Par Nicolas Fourny - 08/11/2022

Depuis un peu plus de trois décennies, les BMW de la série « Z » se sont exprimées dans des registres bien différents, depuis le véritable laboratoire roulant qu’était la Z1 de 1988 jusqu’aux confidentiels Z4 actuels, en passant par un Z3 polymorphe né sous la forme d’un roadster populaire et modestement motorisé avant de se muer en une fascinante petite brute frappée du « M » emblématique…

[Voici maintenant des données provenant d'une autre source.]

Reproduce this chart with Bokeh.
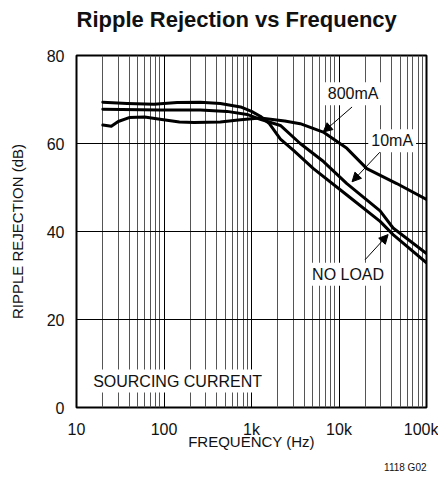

Depuis un peu plus de trois décennies, les BMW de la série « Z » se sont exprimées dans des registres bien différents, depuis le véritable laboratoire roulant qu’était la Z1 de 1988 jusqu’aux confidentiels Z4 actuels, en passant par un Z3 polymorphe né sous la forme d’un roadster populaire et modestement motorisé avant de se muer en une fascinante petite brute frappée du « M » emblématique… Toutefois, c’est une machine d’un tout autre calibre que l’on trouve au firmament de cette déjà longue histoire — une capiteuse décapotable au design saisissant et qui rassemblait sous une robe de haute couture le meilleur du Freude am Fahren de son temps. Vous avez bien sûr reconnu la Z8 et, dans les lignes qui suivent, il s’agira en toute simplicité de redécouvrir l’une des plus captivantes BMW de l’histoire…

Agent Z07 au rapport

Après avoir connu une réussite éclatante dans la plupart des segments de marché auxquels elle s’était attaquée depuis la fin des années 1960, la Bayerische Motoren Werke dut constater, à l’orée du XXIe siècle, qu’elle s’était pourtant cassé les dents sur l’un des plus significatifs en termes d’image de marque : celui des coupés et cabriolets de grand prestige, capables de se mesurer valablement aux Mercedes-Benz SL ou CL, sans parler de cibles plus renommées encore — nous songeons par exemple à Maserati. Ainsi, la valeureuse série 8 E31, incontestable réussite technique, s’était-elle soldée par un échec aussi injuste que retentissant et sa carrière s’était achevée en 1999 dans l’indifférence générale, sans qu’il ait été question de lui donner un successeur de même typage. Néanmoins, deux ans auparavant, les visiteurs du Salon de Tokyo avaient eu la surprise de tomber sur un concept-car qui recelait de précieux indices quant aux pistes qu’entendait désormais suivre la firme bavaroise. Incarnation même d’un rétro-design tout à la fois nostalgique et enthousiaste, la Z07 ne se contentait pas d’adresser un respectueux clin d’œil à la 507 dessinée 44 ans plus tôt par le comte Albrecht von Goertz ; par sa conception, son architecture générale et l’exotisme des matériaux utilisés pour sa construction, l’auto se projetait résolument dans l’avenir (rappelons que, chez BMW, « Z » signifie zukunft). Et bon nombre de ses caractéristiques semblaient indiquer qu’une industrialisation était envisageable : le prototype n’avait pas grand-chose à voir avec ces créatures irréalistes que l’on croisait fréquemment dans les salons d’autrefois et qui ne connaissaient aucune traduction concrète par la suite. De fait, au Salon de Francfort 1999, c’est sous une forme très proche que fut présentée la version de production, nommée Z8 !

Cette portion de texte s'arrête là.